Le sens qu’accorde ce titre – digne d’un roman d’aventure – au terme « great » mérite d’être ruminé, tant il est ardu de cerner ce qui peut bien rendre notre explorateur en herbe (entendre : le personnage d’Edgar) si « grand ». Nulle prétention de ma part d’établir une réponse tranchée, mais un constat s’impose tout de même : The Great Traveller embrasse, sans concession aucune, le défi de la relecture sur un mode radical du film d’aventure de formule classique. C’est là que réside l’un des grands mérites de cette œuvre : convoquer les imaginaires du voyage et des grands espaces – les montagnes et les océans font figure de leitmotiv – et les confronter à une esthétique dépouillée, soutenue par des décors des plus minimalistes. Soucieux de « donner vie » à ses personnages au moyen d’indices implicites, Hidalgo nous fait pénétrer au plus profond de leurs rêves et de leurs souvenirs, qu’il érige en ornements symboliques de ces âmes égarées. À travers cette illustration du vagabondage de l’esprit se lit une métaphore de son idée de la création. Selon ses dires, le processus créatif se vit comme une escapade en terre inconnue, d’où l’on revient toujours quelque peu transformé1.
Un jeu d’ombres intense et trouble lacère ce film traversé par une ambiance tamisée et des contrastes tranchés. Son noir et blanc, fruit d’une science élaborée de l’éclairage néo-expressionniste, porte en lui une pureté primitive qui le mène droit aux réminiscences de l’esthétique d’un F.J. Ossang. Si la réussite de The Great Traveller tient en grande partie à ses images incandescentes, ce sont réellement les intermèdes épiphaniques dont il est jalonné qui lui confèrent toute sa poésie foudroyante. Hidalgo y parcourt des paysages baignant dans une nature exotique, dont il exalte l’évanescence en les soutirant au quelconque, sans jamais s’égarer dans un esthétisme fumeux. Bien que révélant le souffle opératique qui jaillit de ces créations, le cinéaste filme ses personnages sans rêverie, et leur périple comme une stagnation. Tout ici est signé de la main d’un démiurge, électrisé par une caméra fixe et porté par une esthétique à l’affût de la grâce.

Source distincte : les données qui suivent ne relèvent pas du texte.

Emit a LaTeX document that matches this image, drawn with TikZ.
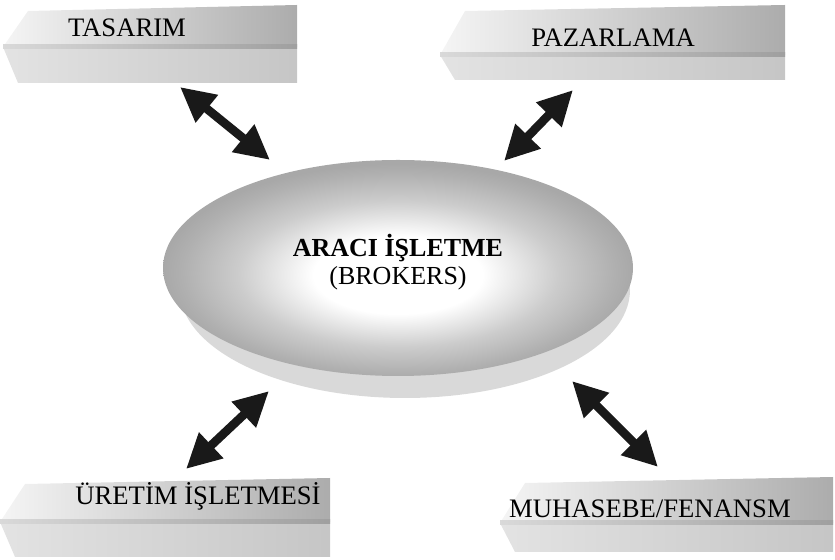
\documentclass[tikz,border=0pt]{standalone}
\usepackage{fontspec}
\setmainfont{Liberation Serif}
\usetikzlibrary{arrows.meta,shapes.geometric}
\pgfdeclareradialshading{brokershade}{\pgfpoint{0bp}{-2bp}}{color(0bp)=(white); color(9bp)=(white); color(17bp)=(gray!40); color(23bp)=(gray!62); color(25bp)=(gray!68); color(50bp)=(gray!68)}
\begin{document}
\begin{tikzpicture}[x=0.75pt,y=0.75pt,
    slabtop/.style={left color=gray!8, right color=gray!65},
    slabfront/.style={left color=gray!22, right color=gray!45},
    slabedge/.style={left color=gray!30, right color=gray!75},
    unit/.style={font=\fontsize{20}{24}\selectfont, anchor=base, inner sep=0pt},
    broker/.style={ellipse, minimum width=352.5pt, minimum height=162pt, inner sep=0pt, shade, shading=brokershade},
    twoway/.style={<->, >={Triangle[length=26pt,width=25pt]}, line width=6.5pt, black!90}]
  \useasboundingbox (0,0) rectangle (835,560);
  % slabs behind the unit names
  \foreach \xa/\xb/\yt/\yb/\yd in {3/297/555/513/477, 440/785/555/505/480, 0/330/82/38/3, 500/833/83/37/8}{
    \shade[slabtop] (\xa,\yb) -- ({\xa+25},{\yt-6}) -- (\xb,\yt) -- (\xb,\yb) -- cycle;
    \shade[slabfront] (\xa,\yb) -- (\xb,\yb) -- (\xb,\yd) -- ({\xa+15},\yd) -- cycle;
    \shade[slabedge] (\xa,{\yb-2}) rectangle (\xb,{\yb+2});
  }
  % unit names
  \node[unit] (tasarim) at (127,523) {TASARIM};
  \node[unit] (pazarlama) at (613,513) {PAZARLAMA};
  \node[unit] (uretim) at (198,55) {ÜRETİM İŞLETMESİ};
  \node[unit] (muhasebe) at (650,42) {MUHASEBE/FENANSM};
  % broker in the middle, with its shadow
  \fill[gray!30] (405,270) ellipse [x radius=225, y radius=108];
  \node[broker] (araci) at (398,292) {};
  \node[align=center, font=\fontsize{19.5}{21}\selectfont] (aracilabel) at (398,297.5) {\textbf{ARACI İŞLETME}\\(BROKERS)};
  % arrow ends
  \coordinate (tasarim-end) at (180,473);
  \coordinate (araci-nw) at (270,400);
  \coordinate (pazarlama-end) at (573,470);
  \coordinate (araci-ne) at (504,399);
  \coordinate (uretim-end) at (186,91);
  \coordinate (araci-sw) at (269,169);
  \coordinate (muhasebe-end) at (658,93);
  \coordinate (araci-se) at (572,179);
  \draw[twoway] (tasarim-end) -- (araci-nw);
  \draw[twoway] (pazarlama-end) -- (araci-ne);
  \draw[twoway] (uretim-end) -- (araci-sw);
  \draw[twoway] (muhasebe-end) -- (araci-se);
\end{tikzpicture}
\end{document}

Attentif aux moindres soupirs et regards, Federico Hidalgo scrute en philosophe la rugueuse vérité des êtres. Parsemé de questions sans réponses et de portes entrouvertes, The Great Traveller s’affirme aussi comme une authentique fresque intime, où les secrets et les non-dits se dénouent dans des moments de grande intensité, comme lors d’une cérémonie d’adieu. Le film suit le schéma diffracté d’un cheminement intérieur et d’une quête spirituelle ; il est une parabole sur le sens et le but de l’existence. L’œuvre peut difficilement se réduire à un discours ; plutôt que de s’éterniser à la commenter, mieux vaut directement s’y plonger !
The Great Traveller prend l’affiche au Centre d’art et d’essai de la Cinémathèque québecoise du 11 au 16 juin.
1 Entretien avec Federico Hidalgo autour de The Great Traveller, par Bill Snow, 14 septembre 2019.